We have asked our designers why light matters to them and will be sharing their responses in a short Q&A each month. Each Q&A will focus on a different way light shapes our lives—from buildings we live in to the emotions it evokes. We hope our stories will inspire you to think about why light matters to you, and we invite you to join the dialogue on Facebook: How does light entertain you?

Like beauty, entertainment is in the eye of the beholder. And whether joy is found in a Verdi opera or a theme park ride, there’s a good chance that lighting is an essential part of the experience. We asked designers Ellie Ueda of Lightswitch Hong Kong and Chris Merriman of Lightswitch Chicago what amuses them and how they use lighting to boost entertainment value.

Q: How do you define "entertainment"?
Ellie: Entertainment creates a moment that moves somebody.

Q: How can light or lighting be used to entertain people?
Chris: It’s most often thought of as way to reinforce a story that is being told or to portray the emotion of music or dance. But it can also be used as a force unto itself, like an outdoor spectacle with fireworks, lasers and the like.

Q: A big trend is using lighting to provide entertainment in nontraditional settings, like corporate events. As a designer for these events, how do you walk the line between business and pleasure?
Chris: It’s a careful balancing act. You want both portions to shine, and you don’t want either to suffer. I will often approach the event as two separate parts and make sure each has its needs met. Luckily, as lighting technology has evolved much of this can be accomplished with the same set of equipment. The same lighting can both reinforce the brand and enhance the entertainment.

Q: Another burgeoning field is “architainment,” which blends architecture and entertainment. How is lighting used to enhance it?
Ellie: Lighting effects for entertainment, such as the use of color, movement, projection and individual control, have been adapted for architectural use and have become easier to integrate into architectural features, thanks to the innovation of LED. My goal with architainment lighting is to add the ‘wow’ factor that you find in entertainment to architecture and interiors without losing their value.

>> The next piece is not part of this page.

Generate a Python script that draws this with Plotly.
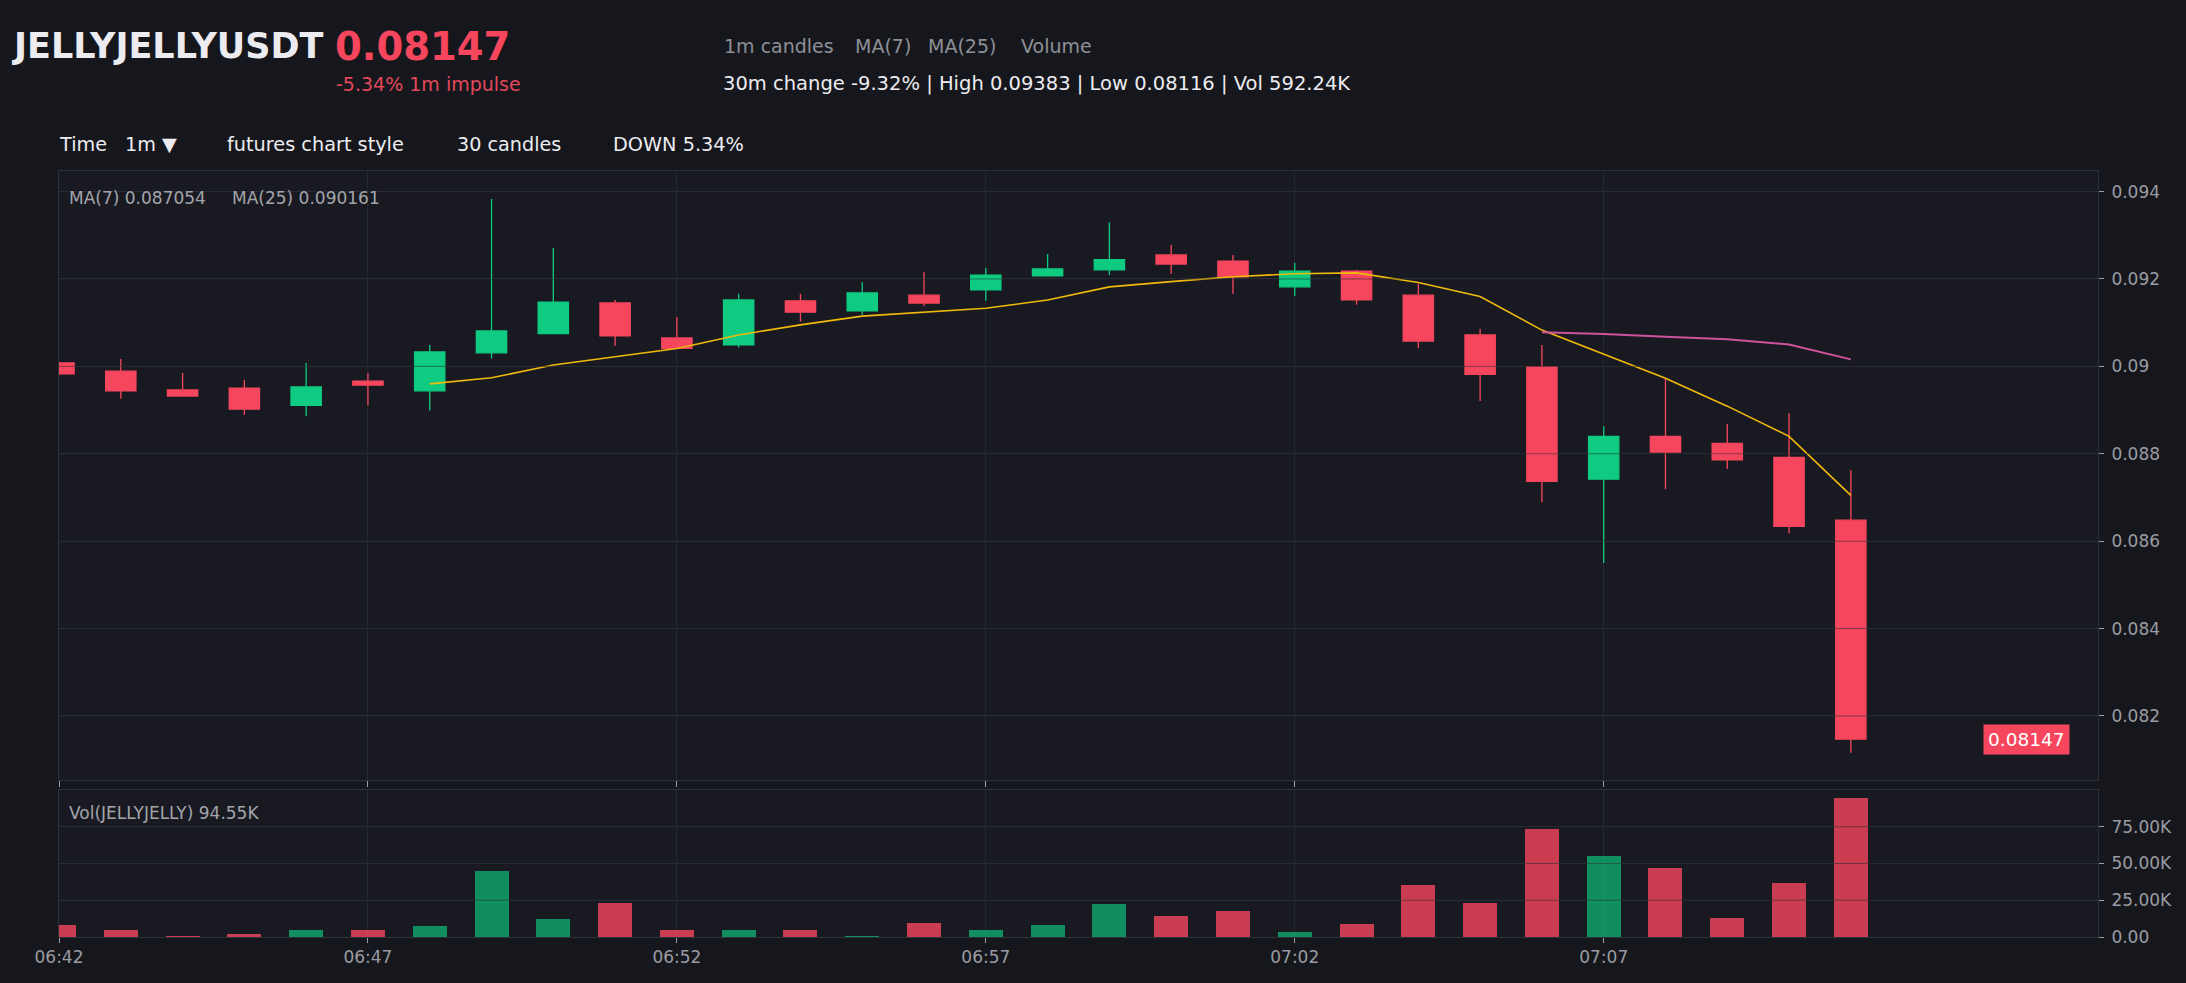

Q: What’s an example of innovative entertainment lighting done well?
Ellie: Disney never fails to astonish its guests. Lighting plays a key role in Disney magic, like the iconic nighttime parade at Disneyland Tokyo, though it’s never just the lighting alone. Entertainers, music, sets, costumes and safety all come together to make their experiences special. Disney is also keen to try advanced technologies, like projection mapping on the castle or OLEDs on costumes. By keeping up the ‘never before seen’ effects, Disney keeps its guests coming back.

Q: What is the most memorable entertainment project you've worked on?
Chris: The project that continues to have a lasting impact is the aquatic shows at The John G. Shedd Aquarium in Chicago. We used lighting to transform the complete environment and transport the audience and animals into different places, locations and experiences.

Q: If you had the opportunity to design the lighting for any entertainment venue or experience, what would it be?
Ellie: I cannot resist the beauty of light and water together, so I would love to work on aquarium and water features like fountains with rhythm and changing colors. For example, there is a spectacular show at the City of Dreams Casino in Macau called The House of Dancing Water, which has the most beautiful art made of light and water that spontaneously changes its form.

Chris: I’d light my favorite music act, The Who. To have the chance to bring my vision into music I’ve listened to, enjoyed and mentally illuminated for many years would be a great experience.